(Plotting code records)
╭──
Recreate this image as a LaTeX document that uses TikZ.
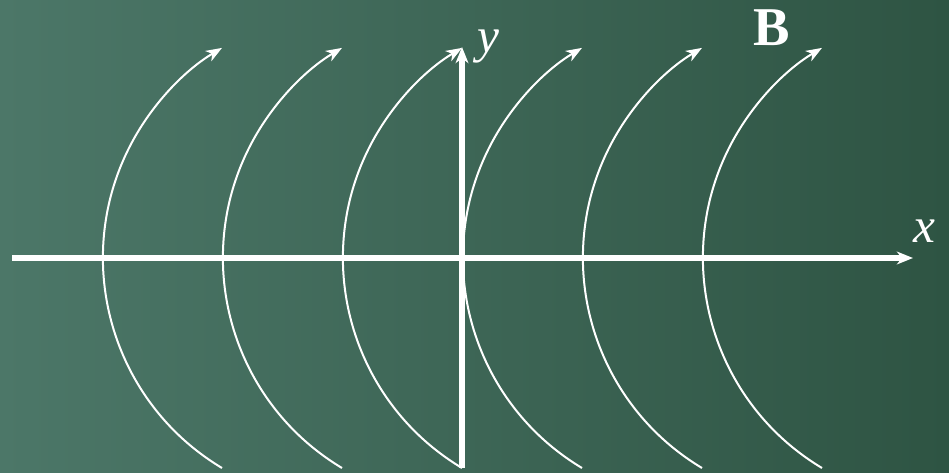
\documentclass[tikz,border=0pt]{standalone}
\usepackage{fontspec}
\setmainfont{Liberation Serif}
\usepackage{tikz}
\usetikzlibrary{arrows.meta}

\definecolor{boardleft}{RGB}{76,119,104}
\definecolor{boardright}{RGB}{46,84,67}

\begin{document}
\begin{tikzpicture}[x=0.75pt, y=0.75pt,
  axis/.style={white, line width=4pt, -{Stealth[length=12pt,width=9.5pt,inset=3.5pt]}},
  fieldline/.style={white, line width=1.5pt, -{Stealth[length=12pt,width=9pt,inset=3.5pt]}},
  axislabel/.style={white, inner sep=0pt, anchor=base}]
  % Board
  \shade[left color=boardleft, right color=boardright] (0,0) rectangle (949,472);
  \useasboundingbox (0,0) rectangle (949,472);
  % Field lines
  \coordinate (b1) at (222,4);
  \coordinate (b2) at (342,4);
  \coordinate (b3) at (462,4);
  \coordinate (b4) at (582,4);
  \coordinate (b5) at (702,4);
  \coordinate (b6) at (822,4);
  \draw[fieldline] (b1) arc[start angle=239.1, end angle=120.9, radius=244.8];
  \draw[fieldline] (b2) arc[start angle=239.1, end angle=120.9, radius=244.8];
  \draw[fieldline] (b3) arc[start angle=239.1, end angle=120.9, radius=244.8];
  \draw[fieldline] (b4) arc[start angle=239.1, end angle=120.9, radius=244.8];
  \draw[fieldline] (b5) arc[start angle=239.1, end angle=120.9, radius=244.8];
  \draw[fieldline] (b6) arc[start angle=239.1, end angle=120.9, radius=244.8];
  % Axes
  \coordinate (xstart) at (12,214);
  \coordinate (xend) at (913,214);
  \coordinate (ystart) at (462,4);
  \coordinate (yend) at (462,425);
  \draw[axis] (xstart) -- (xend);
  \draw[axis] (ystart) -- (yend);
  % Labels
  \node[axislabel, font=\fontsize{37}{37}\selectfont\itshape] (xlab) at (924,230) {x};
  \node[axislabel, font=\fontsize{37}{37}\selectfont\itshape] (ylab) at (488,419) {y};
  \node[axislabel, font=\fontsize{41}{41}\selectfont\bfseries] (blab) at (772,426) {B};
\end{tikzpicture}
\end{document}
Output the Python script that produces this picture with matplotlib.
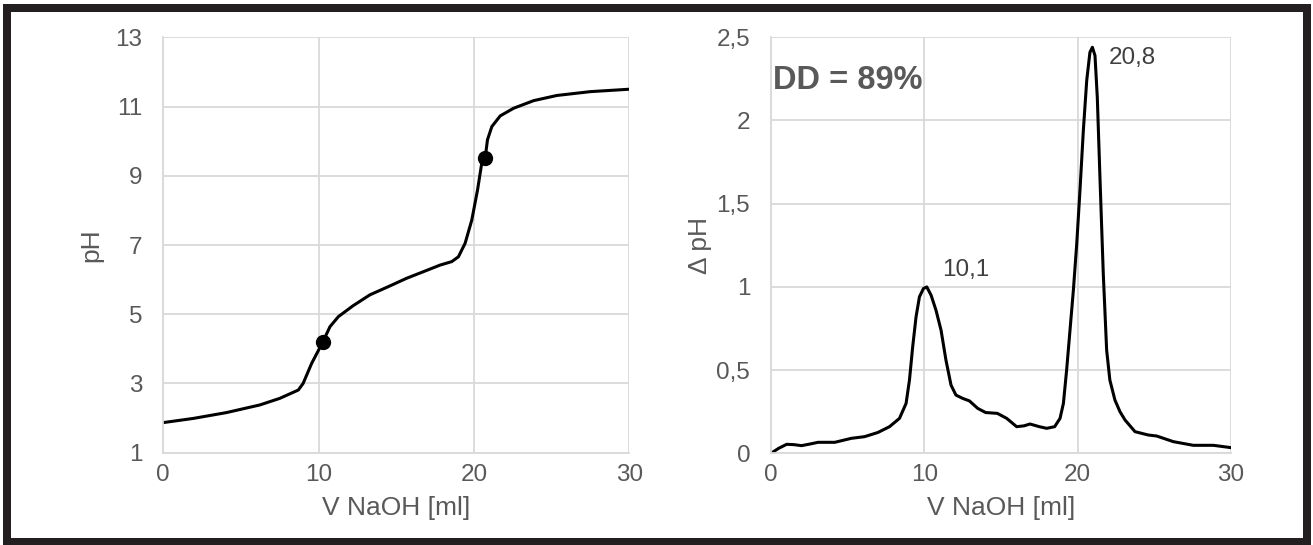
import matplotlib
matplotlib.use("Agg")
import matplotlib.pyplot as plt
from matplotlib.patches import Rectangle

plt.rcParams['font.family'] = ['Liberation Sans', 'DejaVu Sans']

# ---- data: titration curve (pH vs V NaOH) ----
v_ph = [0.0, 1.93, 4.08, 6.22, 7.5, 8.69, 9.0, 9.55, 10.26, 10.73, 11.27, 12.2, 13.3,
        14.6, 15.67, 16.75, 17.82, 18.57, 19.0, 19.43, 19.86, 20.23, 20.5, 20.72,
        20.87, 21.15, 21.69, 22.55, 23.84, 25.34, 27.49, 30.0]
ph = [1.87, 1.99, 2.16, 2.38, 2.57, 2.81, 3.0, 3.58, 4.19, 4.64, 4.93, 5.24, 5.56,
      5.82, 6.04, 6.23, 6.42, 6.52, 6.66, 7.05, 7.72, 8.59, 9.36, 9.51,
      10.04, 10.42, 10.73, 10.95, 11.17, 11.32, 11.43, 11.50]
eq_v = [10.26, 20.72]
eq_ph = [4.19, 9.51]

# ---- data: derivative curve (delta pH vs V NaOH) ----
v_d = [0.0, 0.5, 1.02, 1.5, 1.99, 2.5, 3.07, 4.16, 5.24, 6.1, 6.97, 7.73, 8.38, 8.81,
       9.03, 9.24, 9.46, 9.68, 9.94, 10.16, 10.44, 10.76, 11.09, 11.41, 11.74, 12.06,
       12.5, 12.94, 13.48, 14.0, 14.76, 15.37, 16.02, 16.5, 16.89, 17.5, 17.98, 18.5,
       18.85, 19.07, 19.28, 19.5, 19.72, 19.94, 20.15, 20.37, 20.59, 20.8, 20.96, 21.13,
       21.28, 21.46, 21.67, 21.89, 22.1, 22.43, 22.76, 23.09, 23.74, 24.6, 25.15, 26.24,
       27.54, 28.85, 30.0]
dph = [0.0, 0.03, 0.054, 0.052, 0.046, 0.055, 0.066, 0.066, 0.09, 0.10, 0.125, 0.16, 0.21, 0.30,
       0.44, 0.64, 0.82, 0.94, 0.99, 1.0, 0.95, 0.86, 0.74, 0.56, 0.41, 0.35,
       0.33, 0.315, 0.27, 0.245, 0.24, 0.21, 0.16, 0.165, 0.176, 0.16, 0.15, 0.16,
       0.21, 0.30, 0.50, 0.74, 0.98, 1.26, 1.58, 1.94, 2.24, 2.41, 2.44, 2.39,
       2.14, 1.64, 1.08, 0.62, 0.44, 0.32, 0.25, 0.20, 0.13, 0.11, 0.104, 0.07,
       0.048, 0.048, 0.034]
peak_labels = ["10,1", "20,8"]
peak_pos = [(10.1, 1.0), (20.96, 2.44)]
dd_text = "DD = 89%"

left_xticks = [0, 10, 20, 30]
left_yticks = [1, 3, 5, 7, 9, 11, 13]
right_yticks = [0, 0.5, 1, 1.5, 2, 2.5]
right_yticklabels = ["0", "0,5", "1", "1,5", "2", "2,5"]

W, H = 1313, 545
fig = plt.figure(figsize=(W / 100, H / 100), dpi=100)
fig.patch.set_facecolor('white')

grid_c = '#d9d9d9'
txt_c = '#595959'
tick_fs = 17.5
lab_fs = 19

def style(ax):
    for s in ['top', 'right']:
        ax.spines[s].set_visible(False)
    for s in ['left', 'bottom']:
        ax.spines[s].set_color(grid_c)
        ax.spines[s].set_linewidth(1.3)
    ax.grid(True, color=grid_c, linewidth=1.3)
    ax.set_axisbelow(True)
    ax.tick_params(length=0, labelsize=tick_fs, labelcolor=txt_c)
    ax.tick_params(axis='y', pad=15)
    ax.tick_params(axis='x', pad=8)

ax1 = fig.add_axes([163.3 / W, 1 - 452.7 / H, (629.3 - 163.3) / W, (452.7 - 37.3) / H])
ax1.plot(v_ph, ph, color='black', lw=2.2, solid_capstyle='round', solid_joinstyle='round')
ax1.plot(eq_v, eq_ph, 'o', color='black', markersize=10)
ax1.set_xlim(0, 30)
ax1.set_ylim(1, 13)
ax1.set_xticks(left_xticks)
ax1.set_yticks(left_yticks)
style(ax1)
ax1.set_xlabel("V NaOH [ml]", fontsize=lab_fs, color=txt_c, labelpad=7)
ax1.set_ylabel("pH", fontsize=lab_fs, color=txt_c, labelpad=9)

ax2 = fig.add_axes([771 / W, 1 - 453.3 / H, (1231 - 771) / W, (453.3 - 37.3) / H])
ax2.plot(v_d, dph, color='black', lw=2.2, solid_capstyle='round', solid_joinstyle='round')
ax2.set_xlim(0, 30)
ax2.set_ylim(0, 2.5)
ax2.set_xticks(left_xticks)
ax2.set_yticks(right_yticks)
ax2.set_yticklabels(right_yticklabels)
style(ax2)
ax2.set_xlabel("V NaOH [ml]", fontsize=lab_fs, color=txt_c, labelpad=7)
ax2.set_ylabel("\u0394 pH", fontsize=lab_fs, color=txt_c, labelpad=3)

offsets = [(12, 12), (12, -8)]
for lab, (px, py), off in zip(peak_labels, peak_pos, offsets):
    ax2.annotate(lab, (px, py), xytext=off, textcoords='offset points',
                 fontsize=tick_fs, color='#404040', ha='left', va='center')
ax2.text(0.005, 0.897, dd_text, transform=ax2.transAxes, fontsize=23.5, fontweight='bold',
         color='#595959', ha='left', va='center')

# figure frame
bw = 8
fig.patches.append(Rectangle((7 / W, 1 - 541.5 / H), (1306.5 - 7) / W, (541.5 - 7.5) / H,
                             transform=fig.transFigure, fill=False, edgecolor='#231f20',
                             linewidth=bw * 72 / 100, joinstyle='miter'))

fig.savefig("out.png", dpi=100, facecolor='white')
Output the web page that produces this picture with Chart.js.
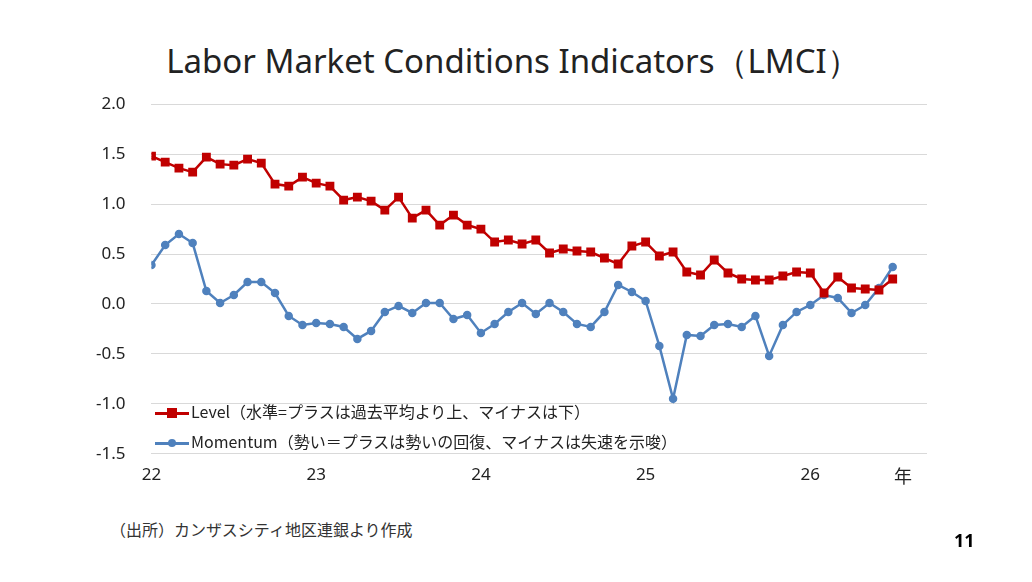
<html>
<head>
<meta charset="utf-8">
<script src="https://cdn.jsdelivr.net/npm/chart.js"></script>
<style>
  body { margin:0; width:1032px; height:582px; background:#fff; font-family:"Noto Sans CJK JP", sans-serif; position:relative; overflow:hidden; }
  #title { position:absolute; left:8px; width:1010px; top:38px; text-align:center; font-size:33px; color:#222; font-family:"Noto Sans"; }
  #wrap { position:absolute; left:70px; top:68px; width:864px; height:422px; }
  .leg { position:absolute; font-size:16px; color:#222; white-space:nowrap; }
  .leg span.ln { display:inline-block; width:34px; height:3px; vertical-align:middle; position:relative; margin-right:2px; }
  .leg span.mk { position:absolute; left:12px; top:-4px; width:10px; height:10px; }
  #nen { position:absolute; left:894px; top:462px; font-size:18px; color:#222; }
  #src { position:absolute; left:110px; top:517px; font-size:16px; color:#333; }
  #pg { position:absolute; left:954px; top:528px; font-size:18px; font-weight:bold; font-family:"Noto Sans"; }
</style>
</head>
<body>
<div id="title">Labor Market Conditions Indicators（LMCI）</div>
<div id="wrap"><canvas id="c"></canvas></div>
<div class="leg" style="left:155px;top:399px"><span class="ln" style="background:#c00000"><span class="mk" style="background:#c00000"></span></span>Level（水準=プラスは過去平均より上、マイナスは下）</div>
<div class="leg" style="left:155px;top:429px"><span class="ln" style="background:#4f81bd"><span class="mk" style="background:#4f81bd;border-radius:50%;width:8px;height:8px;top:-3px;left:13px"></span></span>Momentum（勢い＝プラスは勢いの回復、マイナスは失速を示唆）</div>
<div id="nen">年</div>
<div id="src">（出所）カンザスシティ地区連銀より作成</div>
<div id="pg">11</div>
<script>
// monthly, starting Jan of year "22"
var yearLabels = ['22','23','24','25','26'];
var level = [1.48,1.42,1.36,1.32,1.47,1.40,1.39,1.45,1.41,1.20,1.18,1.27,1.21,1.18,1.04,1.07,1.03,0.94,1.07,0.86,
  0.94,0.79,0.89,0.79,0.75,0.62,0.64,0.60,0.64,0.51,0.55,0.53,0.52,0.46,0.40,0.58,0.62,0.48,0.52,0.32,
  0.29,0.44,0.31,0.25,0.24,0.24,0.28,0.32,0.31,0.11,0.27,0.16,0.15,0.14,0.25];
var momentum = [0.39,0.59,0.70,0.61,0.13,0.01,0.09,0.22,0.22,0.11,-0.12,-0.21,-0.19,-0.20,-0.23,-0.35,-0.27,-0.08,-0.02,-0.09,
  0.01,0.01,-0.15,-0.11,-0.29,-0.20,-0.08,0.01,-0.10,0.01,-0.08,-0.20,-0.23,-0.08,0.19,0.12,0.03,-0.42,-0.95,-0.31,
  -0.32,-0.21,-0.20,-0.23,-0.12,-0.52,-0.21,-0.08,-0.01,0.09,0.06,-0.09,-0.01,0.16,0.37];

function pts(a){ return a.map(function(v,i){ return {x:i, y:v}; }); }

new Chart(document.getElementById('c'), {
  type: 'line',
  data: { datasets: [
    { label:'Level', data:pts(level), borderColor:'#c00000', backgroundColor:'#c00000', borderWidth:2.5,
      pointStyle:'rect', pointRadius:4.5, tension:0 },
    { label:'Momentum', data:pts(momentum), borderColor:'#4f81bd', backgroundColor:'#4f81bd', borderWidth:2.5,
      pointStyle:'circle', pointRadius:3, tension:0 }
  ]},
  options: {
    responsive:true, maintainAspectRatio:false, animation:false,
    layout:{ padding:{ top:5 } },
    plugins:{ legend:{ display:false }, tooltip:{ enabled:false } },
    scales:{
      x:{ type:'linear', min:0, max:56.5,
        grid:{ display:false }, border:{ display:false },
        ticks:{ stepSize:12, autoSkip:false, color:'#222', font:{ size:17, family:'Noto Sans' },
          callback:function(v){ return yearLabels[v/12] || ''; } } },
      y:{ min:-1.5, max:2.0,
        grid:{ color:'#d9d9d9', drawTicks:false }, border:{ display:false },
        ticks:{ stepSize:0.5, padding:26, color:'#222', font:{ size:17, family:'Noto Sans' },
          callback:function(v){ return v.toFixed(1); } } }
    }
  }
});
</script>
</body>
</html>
╰──
### TASK PROMPT
Among the records above, locate the line containing "Output the Python" and the line containing "eq_ph = [4.19, 9.51]", then transcribe exactly the lines starting at the first and ending at the second, with no pictures.

### RESPONSE TO THE TASK
Output the Python script that produces this picture with matplotlib.
import matplotlib
matplotlib.use("Agg")
import matplotlib.pyplot as plt
from matplotlib.patches import Rectangle

plt.rcParams['font.family'] = ['Liberation Sans', 'DejaVu Sans']

# ---- data: titration curve (pH vs V NaOH) ----
v_ph = [0.0, 1.93, 4.08, 6.22, 7.5, 8.69, 9.0, 9.55, 10.26, 10.73, 11.27, 12.2, 13.3,
        14.6, 15.67, 16.75, 17.82, 18.57, 19.0, 19.43, 19.86, 20.23, 20.5, 20.72,
        20.87, 21.15, 21.69, 22.55, 23.84, 25.34, 27.49, 30.0]
ph = [1.87, 1.99, 2.16, 2.38, 2.57, 2.81, 3.0, 3.58, 4.19, 4.64, 4.93, 5.24, 5.56,
      5.82, 6.04, 6.23, 6.42, 6.52, 6.66, 7.05, 7.72, 8.59, 9.36, 9.51,
      10.04, 10.42, 10.73, 10.95, 11.17, 11.32, 11.43, 11.50]
eq_v = [10.26, 20.72]
eq_ph = [4.19, 9.51]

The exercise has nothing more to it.